The function and localization of both Racl and Rho in the cell have recently attracted the attention of those inves tigators studying the barrier function of the endothelium and epithelium. Kaibuchi and coworkers  have put forth an intriguing hypothesis that activation of Rac1 and/or Cdc42 strengthens the adherens junction of epithelial cells. Their findings support the notion that active Rac1 and Cdc42 can sequester IQGAP1, a proposed negative regulator of the junction, away from the junction allowing for strong cell-cell adhesion. The opposite occurs when Rac1 activity is decreased in Madin-Darby canine kidney II cells treated with a phorbol ester or hepatocyte growth factor, the latter inducing cell scattering. Now IQGAP1 is associated with b-catenin and not Rac1 at the cell periphery, and there is a loss of a-catenin from cell-cell borders. Expression of a consti-tutively active Rac1 blocks this disappearance of a-catenin. The binding site on b-catenin for IQGAP1 (amino-terminal 1-183 amino acids) contains the a-catenin binding domain (120-151 amino acids). a-Catenin is the key intermediary that links VE-cadherin and b-catenin to the actin cytoskele-ton to form a strong cell-cell adhesion. The presence of IQGAP1 disrupts this linear linkage and results in weak adhesion between cells. Thus, IQGAP1 may contribute to the dynamic nature of the adherens junction.
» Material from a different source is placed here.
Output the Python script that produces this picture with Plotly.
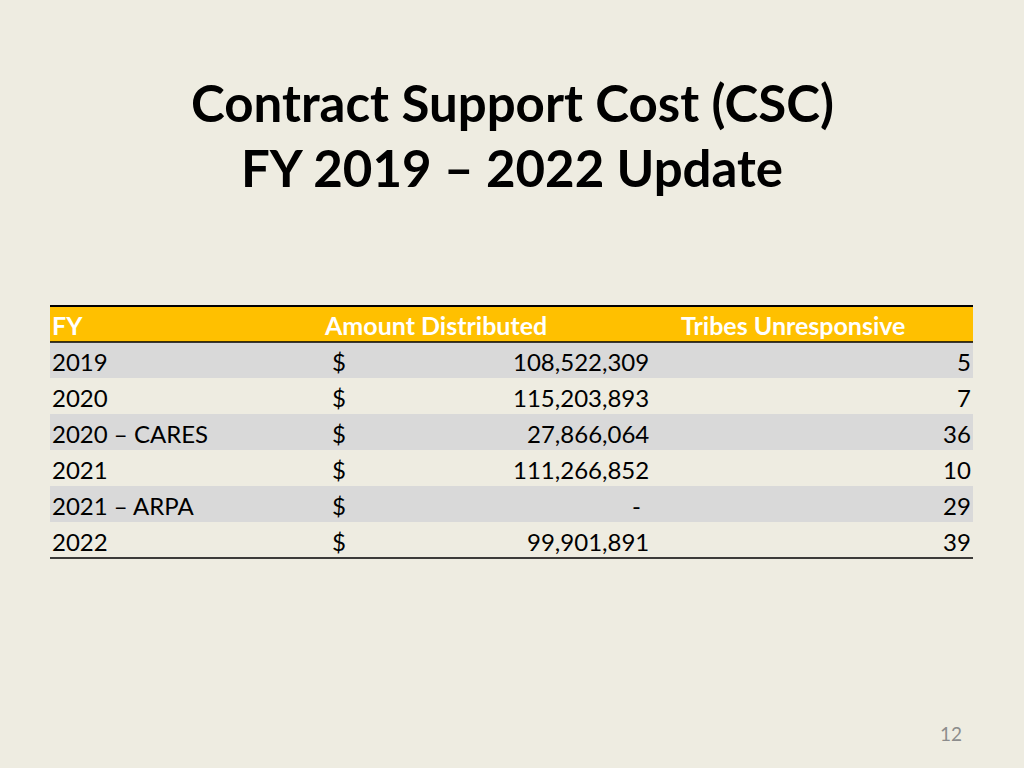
import plotly.graph_objects as go

# ---- data ----
fy_labels = ["2019", "2020", "2020 – CARES", "2021", "2021 – ARPA", "2022"]
amounts = [108522309, 115203893, 27866064, 111266852, 0, 99901891]
tribes_unresponsive = [5, 7, 36, 10, 29, 39]
headers = ["FY", "Amount Distributed", "Tribes Unresponsive"]
title_lines = ["Contract Support Cost (CSC)", "FY 2019 – 2022 Update"]
page_number = "12"

# ---- style ----
BG = "#EEECE1"
GOLD = "#FFC000"
STRIPE = "#D9D9D9"
FONT = "Lato"
CELL_SIZE = 24
HEAD_SIZE = 25

TABLE_X0, TABLE_X1 = 50, 973
HEADER_TOP = 306
ROW_H = 36
COL_FY_X = 50
COL_AMT_X = 322
COL_DOLLAR_X = 330
COL_AMT_RIGHT = 651
COL_TRIBES_X = 679
COL_TRIBES_RIGHT = 973

fig = go.Figure()

shapes = []
annotations = []

# header band
shapes.append(dict(type="rect", xref="x", yref="y", x0=TABLE_X0, x1=TABLE_X1,
                   y0=HEADER_TOP, y1=HEADER_TOP + ROW_H, fillcolor=GOLD, line_width=0, layer="below"))
# stripes
for i in range(len(fy_labels)):
    top = HEADER_TOP + ROW_H * (i + 1)
    if i % 2 == 0:
        shapes.append(dict(type="rect", xref="x", yref="y", x0=TABLE_X0, x1=TABLE_X1,
                           y0=top, y1=top + ROW_H, fillcolor=STRIPE, line_width=0, layer="below"))
# rules
n = len(fy_labels)
for y, w in [(HEADER_TOP, 2), (HEADER_TOP + ROW_H, 1.5), (HEADER_TOP + ROW_H * (n + 1), 1.5)]:
    shapes.append(dict(type="line", xref="x", yref="y", x0=TABLE_X0, x1=TABLE_X1,
                       y0=y, y1=y, line=dict(color="black", width=w)))

# header text
hy = HEADER_TOP + ROW_H / 2 + 1
for txt, x in zip(headers, [COL_FY_X, COL_AMT_X, COL_TRIBES_X]):
    annotations.append(dict(x=x, y=hy, xref="x", yref="y", text=f"<b>{txt}</b>", showarrow=False,
                            xanchor="left", yanchor="middle",
                            font=dict(family=FONT, size=HEAD_SIZE, color="white")))

# body text
for i, (f, a, t) in enumerate(zip(fy_labels, amounts, tribes_unresponsive)):
    cy = HEADER_TOP + ROW_H * (i + 1) + ROW_H / 2 + 1
    common = dict(xref="x", yref="y", y=cy, showarrow=False, yanchor="middle",
                  font=dict(family=FONT, size=CELL_SIZE, color="black"))
    annotations.append(dict(x=COL_FY_X, text=f, xanchor="left", **common))
    annotations.append(dict(x=COL_DOLLAR_X, text="$", xanchor="left", **common))
    if a == 0:
        annotations.append(dict(x=COL_AMT_RIGHT - 8, text="-", xanchor="right", **common))
    else:
        annotations.append(dict(x=COL_AMT_RIGHT, text=f"{a:,}", xanchor="right", **common))
    annotations.append(dict(x=COL_TRIBES_RIGHT, text=str(t), xanchor="right", **common))

# title
for line, y in zip(title_lines, [102, 167]):
    annotations.append(dict(x=512, y=y, xref="x", yref="y", text=f"<b>{line}</b>", showarrow=False,
                            xanchor="center", yanchor="middle",
                            font=dict(family=FONT, size=51, color="black")))

# page number
annotations.append(dict(x=951, y=733, xref="x", yref="y", text=page_number, showarrow=False,
                        xanchor="center", yanchor="middle",
                        font=dict(family=FONT, size=19, color="#8C8C8C")))

fig.update_layout(
    width=1024, height=768,
    margin=dict(l=0, r=0, t=0, b=0),
    paper_bgcolor=BG, plot_bgcolor=BG,
    xaxis=dict(range=[0, 1024], visible=False, fixedrange=True),
    yaxis=dict(range=[768, 0], visible=False, fixedrange=True),
    shapes=shapes, annotations=annotations, showlegend=False,
)

fig.write_html("out.html", config={"displayModeBar": False},
               post_script="document.body.style.margin='0';document.body.style.overflow='hidden';document.body.style.background='#EEECE1';")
S1P induces the translocation of Rac1 and its guanine nucleotide exchange factor Tiam1 to the cell periphery in human umbilical vein endothelial cells but does not alter the spacial movement of Rho. However, inhibition of Rac1 or Rho reduces the immunolocalization of VE-cadherin and b-catenin at sites of cell-cell adhesion. Experiments with antisense oligonucleotides, have suggested that Rac1 and Rho function via Edg 1 and Edg 3, respectively. Recruitment of actin to epithelial junctions is dependent on Rac1 activation. The involvement of Rac1 and Rho in the integrity of the adherens junction of endothelial cells, however, is controversial. Inhibition of Rho kinase with Y-27632 has been reported to attenuate the increase in endothelial electrical resistance induced by S1P.
S1P increases the activity of Rac1, and this activation is sensitive to pertussis toxin. Rac1 activity is determined with an affinity precipitation assay using glutathione-^-transferase fused to the Rac1/Cdc42 binding domain of p21activated kinase (PAK). Treatment of endothelial cell monolayers with S1P results in an increase in active Rac1 by 10 minutes. Thus, S1P-induced increases in Rac1 activity and endothelial electrical resistance occur within the same time frame and both responses are sensitive to pertussis toxin, indicating the involvement of the Gi protein. As stated earlier, S1P remodels actin within minutes into stress fibers and an increased peripheral actin. Rac1 induces the formation of cortical actin at the leading edge of lamellipodia, and Rho forms stress fibers. Formation of actin stress fibers by S1P is abolished with C3 exoenzyme, an inhibitor of Rho, and with Y-27632, the Rho kinase inhibitor. A dominantnegative Rac1 inhibits both the changes in stress fibers and cortical actin.
Wojciak-Stothard and coworkers in the laboratory of Ridley  reported that inhibition of Rho with C3 exoenzyme or adenoviral expression of a dominant-negative Rho and inhibition of Rho kinase with Y-27632 prevent the increase in endothelial permeability and the decrease in transendothelial electrical resistance induced by thrombin and histamine. These inhibitors also prevent the disassembly of the adherens junctions induced by these inflammatory agents. Surprisingly, adenoviral expression of either a dominant-active or a dominant-negative Racl increases the permeability of unstimulated monolayers of human umbilical vein endothelial cells. Faced with the same data induced by either activation or inhibition of Racl, the authors concluded that the activity of Racl must be tightly regulated to maintain the integrity of the adherens junction between endothelial cells. According to the hypothesis of Kaibuchi, both Racl and Cdc42 can enhance the barrier function of epithelial cells. Therefore, Racl and Cdc42 may be redundant proteins with regard to the regulation of the endothelial barrier.
Beyond Racl, one study by Garcia and coworkers  has looked at the downstream kinase PAK, and cofilin, an actin-severing protein inactivated by LIM kinase. A Racl-bound PAK phosphorylates LIM kinase causing the subsequent inactivation of cofilin. Both PAK and cofilin translocate to the cell periphery after treatment with SlP. Expression of a dominant-negative PAK-l or wild-type cofilin reduces the increase in cortical actin. The latter also blunts the increase in endothelial electrical resistance induced by S1P. These authors concluded that a thickened, cortical actin plays a prominent role in the enhanced endothelial barrier activity of S1P. Therefore, inactivation of cofilin via Racl to PAK signaling is key to this activity of SlP.